No fine-tuning or retraining of core inference models is required for either retrieval or tracking versions; all adaptation is performed by interaction or domain-alignment modules. In denoising, only the U-Net and conditioning heads are updated; the pretrained VAE remains fixed.
6. Limitations, Extensions, and Future Directions
For dialog-based retrieval, simulated user responses currently replace real human interaction, which could diverge from practical deployment scenarios. In domain adaptation for tracking, online updating of subdomain clusters and unification of image-level adaptation remain open avenues. DIR-TIR denoising may hallucinate plausible but inexact structures in extremely low-contrast TIR regions; perceptual refinement can occasionally trade away exactness for realism.

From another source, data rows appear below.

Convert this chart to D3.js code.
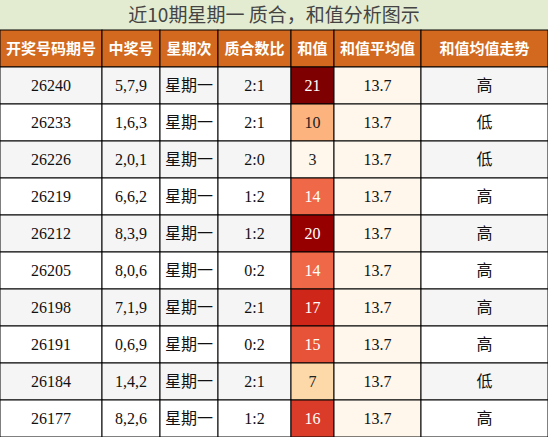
<!DOCTYPE html>
<html><head><meta charset="utf-8">
<script src="https://cdn.jsdelivr.net/npm/d3@7.9.0/dist/d3.min.js"></script>
<style>body{margin:0;background:#fff}</style>
</head><body><svg id="chart" width="548" height="437"></svg>
<script>
const title = '近10期星期一 质合，和值分析图示';
const headers = ['开奖号码期号', '中奖号', '星期次', '质合数比', '和值', '和值平均值', '和值均值走势'];
const issues = ['26240', '26233', '26226', '26219', '26212', '26205', '26198', '26191', '26184', '26177'];
const numbers = ['5,7,9', '1,6,3', '2,0,1', '6,6,2', '8,3,9', '8,0,6', '7,1,9', '0,6,9', '1,4,2', '8,2,6'];
const weekday = '星期一';
const ratios = ['2:1', '2:1', '2:0', '1:2', '1:2', '0:2', '2:1', '0:2', '2:1', '1:2'];
const sums = [21, 10, 3, 14, 20, 14, 17, 15, 7, 16];
const avg = 13.7;
const trends = ['高', '低', '低', '高', '高', '高', '高', '高', '低', '高'];

const svg = d3.select('#chart');
const edges = [0, 102, 160, 218, 291, 334, 421, 548];
const titleH = 30, headH = 37;
const y = d3.scaleBand().domain(d3.range(issues.length)).range([titleH + headH, 437]);
const color = d3.scaleSequential(d3.interpolateOrRd).domain([3, 21]);
const serif = 'Liberation Serif, serif', sans = 'Noto Sans CJK SC, sans-serif';

// title
svg.append('rect').attr('width', 548).attr('height', titleH).attr('fill', '#e3ecd1');
svg.append('text').attr('x', 274).attr('y', 22).attr('text-anchor', 'middle')
  .attr('font-family', sans).attr('font-size', 19).attr('fill', '#444').text(title);

// header
headers.forEach((h, i) => {
  svg.append('rect').attr('x', edges[i]).attr('y', titleH).attr('width', edges[i + 1] - edges[i])
    .attr('height', headH).attr('fill', '#d2691e').attr('stroke', '#000').attr('stroke-width', 1);
  svg.append('text').attr('x', (edges[i] + edges[i + 1]) / 2).attr('y', titleH + headH / 2 + 5.5)
    .attr('text-anchor', 'middle').attr('font-family', sans).attr('font-weight', 'bold')
    .attr('font-size', 15).attr('fill', '#fff').text(h);
});

// rows
issues.forEach((iss, r) => {
  const vals = [iss, numbers[r], weekday, ratios[r], sums[r], avg.toFixed(1), trends[r]];
  const base = r % 2 === 0 ? '#f5f5f5' : '#fff';
  vals.forEach((v, i) => {
    let fill = base, tc = '#111';
    if (i === 4) { fill = color(sums[r]); tc = sums[r] >= 12 ? '#fff' : '#222'; }
    if (i === 5) fill = '#fff7ec';
    svg.append('rect').attr('x', edges[i]).attr('y', y(r)).attr('width', edges[i + 1] - edges[i])
      .attr('height', y.bandwidth()).attr('fill', fill).attr('stroke', '#000').attr('stroke-width', 1);
    const cjk = i === 2 || i === 6;
    svg.append('text').attr('x', (edges[i] + edges[i + 1]) / 2).attr('y', y(r) + y.bandwidth() / 2 + 5.5)
      .attr('text-anchor', 'middle').attr('font-family', cjk ? sans : serif)
      .attr('font-size', 16).attr('fill', tc).text(v);
  });
});
</script></body></html>
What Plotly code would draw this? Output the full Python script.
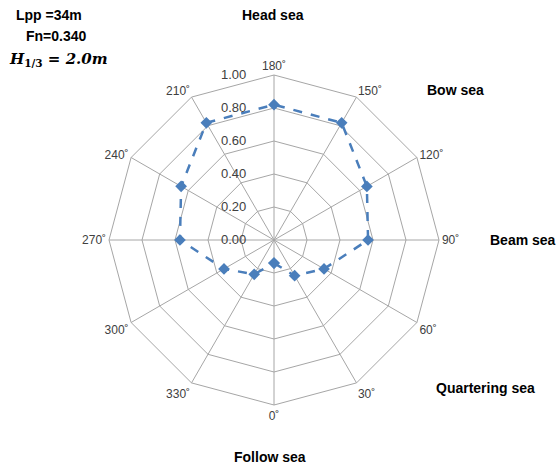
import plotly.graph_objects as go

angles = [0, 30, 60, 90, 120, 150, 180, 210, 240, 270, 300, 330]
values = [0.14, 0.25, 0.35, 0.57, 0.65, 0.82, 0.82, 0.82, 0.65, 0.57, 0.35, 0.24]
angle_labels = ["0˚", "30˚", "60˚", "90˚", "120˚", "150˚", "180˚", "210˚", "240˚", "270˚", "300˚", "330˚"]
radial_ticks = [0, 0.2, 0.4, 0.6, 0.8, 1.0]
radial_labels = ["0.00", "0.20", "0.40", "0.60", "0.80", "1.00"]

label_of = dict(zip(angles, angle_labels))
theta = [label_of[a] for a in angles]
pad = "\u00a0" * 7

fig = go.Figure()
fig.add_trace(go.Scatterpolar(
    r=values + values[:1], theta=theta + theta[:1],
    mode="lines+markers",
    line=dict(color="#4A7EBB", width=2.5, dash="dash"),
    marker=dict(symbol="diamond", size=9, color="#4A7EBB"),
    showlegend=False,
))

W, H = 559, 467
cx, cy, R = 274, 240, 165
fig.update_layout(
    width=W, height=H,
    margin=dict(l=0, r=0, t=0, b=0),
    paper_bgcolor="white",
    font=dict(family="Liberation Sans", color="#404040"),
    polar=dict(
        domain=dict(x=[(cx - R) / W, (cx + R) / W], y=[(H - cy - R) / H, (H - cy + R) / H]),
        bgcolor="white",
        gridshape="linear",
        angularaxis=dict(
            type="category", categoryorder="array", categoryarray=theta,
            rotation=270, direction="counterclockwise",
            showgrid=True, gridcolor="#A6A6A6", gridwidth=1,
            showline=True, linecolor="#A6A6A6", linewidth=1,
            ticks="", tickfont=dict(size=12, color="#404040"),
        ),
        radialaxis=dict(
            range=[0, 1], angle=90, tickangle=90,
            side="counterclockwise",
            tickmode="array", tickvals=radial_ticks,
            ticktext=[t + pad for t in radial_labels],
            showgrid=True, gridcolor="#A6A6A6", gridwidth=1,
            showline=False, ticks="",
            tickfont=dict(size=13, color="#404040"),
        ),
    ),
)

bold = dict(family="Liberation Sans", size=14, color="black")
annots = [
    ("<b>Head sea</b>", 273, 15),
    ("<b>Bow sea</b>", 455, 90),
    ("<b>Beam sea</b>", 523, 240),
    ("<b>Quartering sea</b>", 485, 388),
    ("<b>Follow sea</b>", 270, 457),
    ("<b>Lpp =34m</b>", 49, 15),
    ("<b>Fn=0.340</b>", 56, 36),
]
for text, x, y in annots:
    fig.add_annotation(text=text, x=x / W, y=1 - y / H, xref="paper", yref="paper",
                       showarrow=False, font=bold, xanchor="center", yanchor="middle")
fig.add_annotation(text="<b><i>H</i></b><sub><b>1/3</b></sub><b><i> = 2.0m</i></b>",
                   x=58 / W, y=1 - 59 / H, xref="paper", yref="paper", showarrow=False,
                   font=dict(family="DejaVu Serif", size=15, color="black"),
                   xanchor="center", yanchor="middle")

fig.write_html("out.html")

Planned extensions include synthesis of image-level and feature-level adaptation for TIR style alignment, hierarchical multi-modal tracking, and improved online cluster management. The pragmatic aspect is emphasized—many methods are designed for immediate applicability (no retraining, real-time feasibility) and robust zero-shot operation across unknown data domains. This suggests DIR-TIR frameworks function as powerful annotation-free, progressive solution templates for a variety of cross-modal, interactive, or low-data vision tasks.
7. References
- "DIR-TIR: Dialog-Iterative Refinement for Text-to-Image Retrieval" (Zhen et al., 18 Nov 2025)
- "Progressive Domain Adaptation for Thermal Infrared Object Tracking" (Li et al., 28 Jul 2024)
- "TIR-Diffusion: Diffusion-based Thermal Infrared Image Denoising via Latent and Wavelet Domain Optimization" (Rhee et al., 30 Jul 2025)